The site has planning for 3.3 million square feet of offices and shops, 1,600 homes and a hotel. At present the site is semi-derelict.
The docklands site has over the past 24 years come to rival London's City financial district, attracting tenants including HSBC and Citigroup, and the purchase shows Canary Wharf's belief in strong future demand despite the financial sector's current woes.
It also allows Canary Wharf Group, majority owned by Songbird Estates and which owned 25% of Wood Wharf, to diversify its office-led property portfolio.
"We are becoming more involved with residential development and we see that continuing with the Wood Wharf development," a Canary Wharf Group (CWG) spokesman said.
The acquisition comes as investment banks severely prune back staff numbers and as companies shelve planned moves amid global financial turmoil, leaving some London developers struggling to attract tenants.
Law firm CMS Cameron McKenna and wealth manager Schroders are among companies that have recently pulled out of pre-let deals in major London schemes.

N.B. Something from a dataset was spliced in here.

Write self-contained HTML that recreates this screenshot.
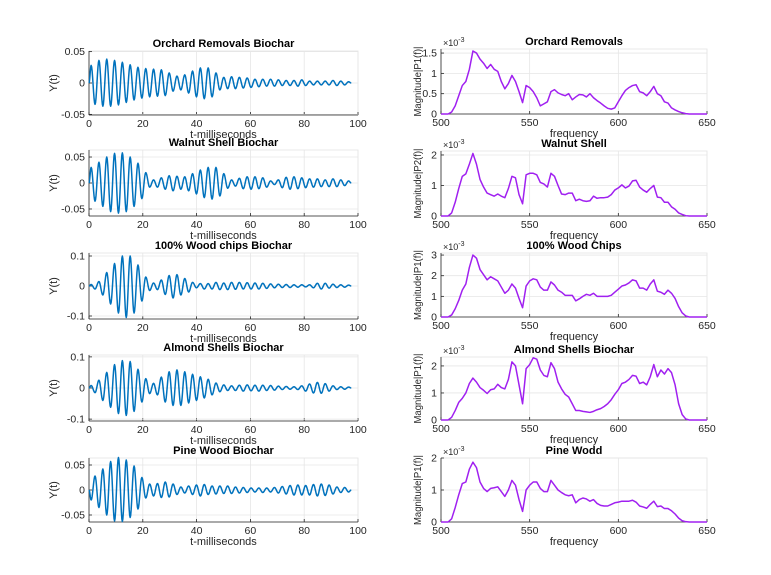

CWG paid £52.4m for a 50% interest in Wood Wharf owned by British Waterways and £38m for Ballymore's 25%. The deal with British Waterways included an annual ground rental payment to the government body, which will increase to £6m by 2016.
CWG may start construction of Wood Wharf's residential portion before the commercial aspect and would seek pre-lets for at least a third of the office space before commencing development, the spokesman said.
In September, CWG Chairman George Lacobescu said the group aimed to double the size of Canary Wharf by 2021, soaking up capacity for an extra 100,000 passengers a day from the Crossrail transport project and undertaking demand-led developments.